_SUPPLIED RECORDS_.
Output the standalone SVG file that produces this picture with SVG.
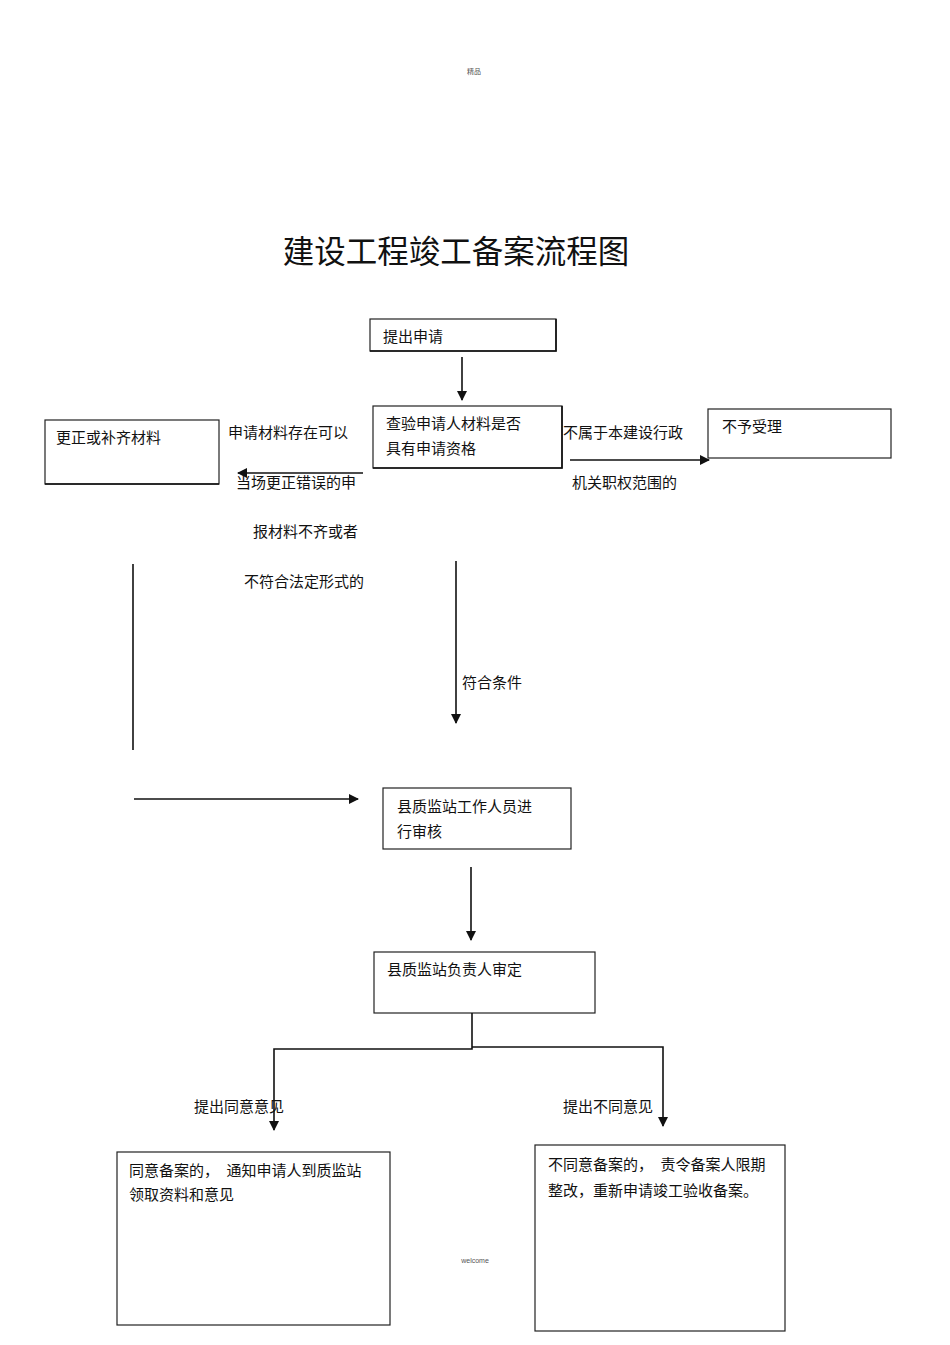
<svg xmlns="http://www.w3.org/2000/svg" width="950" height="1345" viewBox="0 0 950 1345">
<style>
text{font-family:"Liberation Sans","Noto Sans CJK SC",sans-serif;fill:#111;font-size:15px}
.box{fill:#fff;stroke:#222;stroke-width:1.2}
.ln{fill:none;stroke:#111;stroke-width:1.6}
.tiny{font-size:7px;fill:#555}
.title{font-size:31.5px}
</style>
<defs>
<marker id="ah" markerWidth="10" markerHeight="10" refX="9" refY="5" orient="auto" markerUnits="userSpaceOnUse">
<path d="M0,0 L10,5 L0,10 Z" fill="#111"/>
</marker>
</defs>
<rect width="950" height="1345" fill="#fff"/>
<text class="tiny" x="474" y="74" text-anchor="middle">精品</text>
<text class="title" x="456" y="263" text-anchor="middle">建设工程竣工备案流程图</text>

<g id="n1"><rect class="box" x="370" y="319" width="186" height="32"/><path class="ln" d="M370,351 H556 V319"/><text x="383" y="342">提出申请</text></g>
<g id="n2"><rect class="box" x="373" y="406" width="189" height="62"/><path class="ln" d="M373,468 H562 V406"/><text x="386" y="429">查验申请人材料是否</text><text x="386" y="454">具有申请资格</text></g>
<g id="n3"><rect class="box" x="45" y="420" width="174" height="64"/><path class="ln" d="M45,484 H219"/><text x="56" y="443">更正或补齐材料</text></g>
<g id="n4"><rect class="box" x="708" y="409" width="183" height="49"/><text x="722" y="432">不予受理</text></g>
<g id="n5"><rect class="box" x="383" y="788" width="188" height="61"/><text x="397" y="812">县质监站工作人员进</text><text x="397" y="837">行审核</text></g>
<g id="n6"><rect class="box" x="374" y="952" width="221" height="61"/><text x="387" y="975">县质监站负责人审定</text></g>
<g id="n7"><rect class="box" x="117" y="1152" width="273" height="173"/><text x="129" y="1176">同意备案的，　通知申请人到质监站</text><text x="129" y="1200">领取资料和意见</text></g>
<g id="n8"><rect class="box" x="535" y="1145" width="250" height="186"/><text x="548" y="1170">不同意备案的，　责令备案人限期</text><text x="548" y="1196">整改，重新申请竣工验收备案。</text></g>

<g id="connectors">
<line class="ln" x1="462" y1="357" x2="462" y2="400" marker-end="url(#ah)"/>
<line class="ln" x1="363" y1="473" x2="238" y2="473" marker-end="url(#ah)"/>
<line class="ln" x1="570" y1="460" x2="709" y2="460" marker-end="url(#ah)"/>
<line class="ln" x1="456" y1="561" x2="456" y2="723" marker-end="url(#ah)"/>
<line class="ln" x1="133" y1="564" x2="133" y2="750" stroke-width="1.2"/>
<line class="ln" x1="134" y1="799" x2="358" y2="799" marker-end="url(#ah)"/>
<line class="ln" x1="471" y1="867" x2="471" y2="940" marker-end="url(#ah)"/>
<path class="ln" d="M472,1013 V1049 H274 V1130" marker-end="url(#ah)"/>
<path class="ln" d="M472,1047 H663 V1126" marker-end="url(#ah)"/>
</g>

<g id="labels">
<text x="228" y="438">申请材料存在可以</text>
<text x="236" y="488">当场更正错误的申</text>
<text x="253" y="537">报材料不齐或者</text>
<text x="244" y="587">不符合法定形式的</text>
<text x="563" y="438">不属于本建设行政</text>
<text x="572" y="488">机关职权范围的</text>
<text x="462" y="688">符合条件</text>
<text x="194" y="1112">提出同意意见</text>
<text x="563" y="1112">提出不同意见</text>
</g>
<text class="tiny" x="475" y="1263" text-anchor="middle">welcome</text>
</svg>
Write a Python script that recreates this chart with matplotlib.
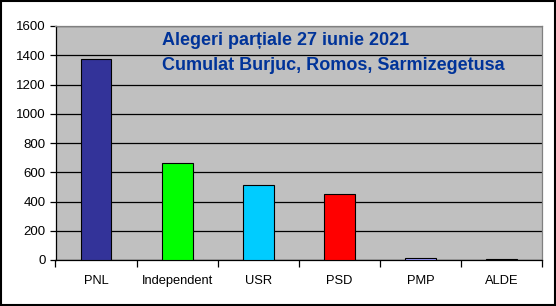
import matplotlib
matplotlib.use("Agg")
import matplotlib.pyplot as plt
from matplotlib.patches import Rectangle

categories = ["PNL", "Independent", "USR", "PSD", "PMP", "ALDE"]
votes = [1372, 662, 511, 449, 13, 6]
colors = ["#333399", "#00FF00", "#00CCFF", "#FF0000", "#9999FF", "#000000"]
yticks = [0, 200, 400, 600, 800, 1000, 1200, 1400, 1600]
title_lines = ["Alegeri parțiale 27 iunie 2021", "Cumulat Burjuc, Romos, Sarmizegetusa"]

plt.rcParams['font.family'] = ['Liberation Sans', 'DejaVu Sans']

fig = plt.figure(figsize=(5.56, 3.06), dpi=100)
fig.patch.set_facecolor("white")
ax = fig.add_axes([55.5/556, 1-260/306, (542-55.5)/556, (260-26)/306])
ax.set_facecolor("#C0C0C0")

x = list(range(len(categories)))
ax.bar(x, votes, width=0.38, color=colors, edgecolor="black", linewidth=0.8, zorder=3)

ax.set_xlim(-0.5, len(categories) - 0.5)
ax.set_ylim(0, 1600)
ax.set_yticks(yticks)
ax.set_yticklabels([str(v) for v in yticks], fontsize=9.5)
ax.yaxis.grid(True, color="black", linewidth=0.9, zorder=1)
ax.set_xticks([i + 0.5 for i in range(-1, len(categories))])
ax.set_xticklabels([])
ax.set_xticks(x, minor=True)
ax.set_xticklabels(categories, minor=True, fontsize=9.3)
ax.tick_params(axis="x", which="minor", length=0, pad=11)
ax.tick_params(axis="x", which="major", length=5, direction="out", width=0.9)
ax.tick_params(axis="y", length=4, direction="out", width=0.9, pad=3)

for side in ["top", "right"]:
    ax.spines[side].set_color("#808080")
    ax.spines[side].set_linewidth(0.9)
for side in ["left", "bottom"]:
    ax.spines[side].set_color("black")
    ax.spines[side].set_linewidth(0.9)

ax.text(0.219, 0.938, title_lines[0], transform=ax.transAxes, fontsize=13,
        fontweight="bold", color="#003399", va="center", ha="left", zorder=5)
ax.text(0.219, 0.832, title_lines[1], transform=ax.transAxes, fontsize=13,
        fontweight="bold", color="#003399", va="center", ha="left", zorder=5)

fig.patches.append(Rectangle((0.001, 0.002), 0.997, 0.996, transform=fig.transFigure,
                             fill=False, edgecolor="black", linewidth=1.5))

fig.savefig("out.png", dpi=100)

_DIRECTIONS FOR THIS TASK_.
Copy the data exactly. Any picture it contains is to be omitted.

_WRITTEN RESPONSE_.
Output the standalone SVG file that produces this picture with SVG.
<svg xmlns="http://www.w3.org/2000/svg" width="950" height="1345" viewBox="0 0 950 1345">
<style>
text{font-family:"Liberation Sans","Noto Sans CJK SC",sans-serif;fill:#111;font-size:15px}
.box{fill:#fff;stroke:#222;stroke-width:1.2}
.ln{fill:none;stroke:#111;stroke-width:1.6}
.tiny{font-size:7px;fill:#555}
.title{font-size:31.5px}
</style>
<defs>
<marker id="ah" markerWidth="10" markerHeight="10" refX="9" refY="5" orient="auto" markerUnits="userSpaceOnUse">
<path d="M0,0 L10,5 L0,10 Z" fill="#111"/>
</marker>
</defs>
<rect width="950" height="1345" fill="#fff"/>
<text class="tiny" x="474" y="74" text-anchor="middle">精品</text>
<text class="title" x="456" y="263" text-anchor="middle">建设工程竣工备案流程图</text>

<g id="n1"><rect class="box" x="370" y="319" width="186" height="32"/><path class="ln" d="M370,351 H556 V319"/><text x="383" y="342">提出申请</text></g>
<g id="n2"><rect class="box" x="373" y="406" width="189" height="62"/><path class="ln" d="M373,468 H562 V406"/><text x="386" y="429">查验申请人材料是否</text><text x="386" y="454">具有申请资格</text></g>
<g id="n3"><rect class="box" x="45" y="420" width="174" height="64"/><path class="ln" d="M45,484 H219"/><text x="56" y="443">更正或补齐材料</text></g>
<g id="n4"><rect class="box" x="708" y="409" width="183" height="49"/><text x="722" y="432">不予受理</text></g>
<g id="n5"><rect class="box" x="383" y="788" width="188" height="61"/><text x="397" y="812">县质监站工作人员进</text><text x="397" y="837">行审核</text></g>
<g id="n6"><rect class="box" x="374" y="952" width="221" height="61"/><text x="387" y="975">县质监站负责人审定</text></g>
<g id="n7"><rect class="box" x="117" y="1152" width="273" height="173"/><text x="129" y="1176">同意备案的，　通知申请人到质监站</text><text x="129" y="1200">领取资料和意见</text></g>
<g id="n8"><rect class="box" x="535" y="1145" width="250" height="186"/><text x="548" y="1170">不同意备案的，　责令备案人限期</text><text x="548" y="1196">整改，重新申请竣工验收备案。</text></g>

<g id="connectors">
<line class="ln" x1="462" y1="357" x2="462" y2="400" marker-end="url(#ah)"/>
<line class="ln" x1="363" y1="473" x2="238" y2="473" marker-end="url(#ah)"/>
<line class="ln" x1="570" y1="460" x2="709" y2="460" marker-end="url(#ah)"/>
<line class="ln" x1="456" y1="561" x2="456" y2="723" marker-end="url(#ah)"/>
<line class="ln" x1="133" y1="564" x2="133" y2="750" stroke-width="1.2"/>
<line class="ln" x1="134" y1="799" x2="358" y2="799" marker-end="url(#ah)"/>
<line class="ln" x1="471" y1="867" x2="471" y2="940" marker-end="url(#ah)"/>
<path class="ln" d="M472,1013 V1049 H274 V1130" marker-end="url(#ah)"/>
<path class="ln" d="M472,1047 H663 V1126" marker-end="url(#ah)"/>
</g>

<g id="labels">
<text x="228" y="438">申请材料存在可以</text>
<text x="236" y="488">当场更正错误的申</text>
<text x="253" y="537">报材料不齐或者</text>
<text x="244" y="587">不符合法定形式的</text>
<text x="563" y="438">不属于本建设行政</text>
<text x="572" y="488">机关职权范围的</text>
<text x="462" y="688">符合条件</text>
<text x="194" y="1112">提出同意意见</text>
<text x="563" y="1112">提出不同意见</text>
</g>
<text class="tiny" x="475" y="1263" text-anchor="middle">welcome</text>
</svg>
Write a Python script that recreates this chart with matplotlib.
import matplotlib
matplotlib.use("Agg")
import matplotlib.pyplot as plt
from matplotlib.patches import Rectangle

categories = ["PNL", "Independent", "USR", "PSD", "PMP", "ALDE"]
votes = [1372, 662, 511, 449, 13, 6]
colors = ["#333399", "#00FF00", "#00CCFF", "#FF0000", "#9999FF", "#000000"]
yticks = [0, 200, 400, 600, 800, 1000, 1200, 1400, 1600]
title_lines = ["Alegeri parțiale 27 iunie 2021", "Cumulat Burjuc, Romos, Sarmizegetusa"]

plt.rcParams['font.family'] = ['Liberation Sans', 'DejaVu Sans']

fig = plt.figure(figsize=(5.56, 3.06), dpi=100)
fig.patch.set_facecolor("white")
ax = fig.add_axes([55.5/556, 1-260/306, (542-55.5)/556, (260-26)/306])
ax.set_facecolor("#C0C0C0")

x = list(range(len(categories)))
ax.bar(x, votes, width=0.38, color=colors, edgecolor="black", linewidth=0.8, zorder=3)

ax.set_xlim(-0.5, len(categories) - 0.5)
ax.set_ylim(0, 1600)
ax.set_yticks(yticks)
ax.set_yticklabels([str(v) for v in yticks], fontsize=9.5)
ax.yaxis.grid(True, color="black", linewidth=0.9, zorder=1)
ax.set_xticks([i + 0.5 for i in range(-1, len(categories))])
ax.set_xticklabels([])
ax.set_xticks(x, minor=True)
ax.set_xticklabels(categories, minor=True, fontsize=9.3)
ax.tick_params(axis="x", which="minor", length=0, pad=11)
ax.tick_params(axis="x", which="major", length=5, direction="out", width=0.9)
ax.tick_params(axis="y", length=4, direction="out", width=0.9, pad=3)

for side in ["top", "right"]:
    ax.spines[side].set_color("#808080")
    ax.spines[side].set_linewidth(0.9)
for side in ["left", "bottom"]:
    ax.spines[side].set_color("black")
    ax.spines[side].set_linewidth(0.9)

ax.text(0.219, 0.938, title_lines[0], transform=ax.transAxes, fontsize=13,
        fontweight="bold", color="#003399", va="center", ha="left", zorder=5)
ax.text(0.219, 0.832, title_lines[1], transform=ax.transAxes, fontsize=13,
        fontweight="bold", color="#003399", va="center", ha="left", zorder=5)

fig.patches.append(Rectangle((0.001, 0.002), 0.997, 0.996, transform=fig.transFigure,
                             fill=False, edgecolor="black", linewidth=1.5))

fig.savefig("out.png", dpi=100)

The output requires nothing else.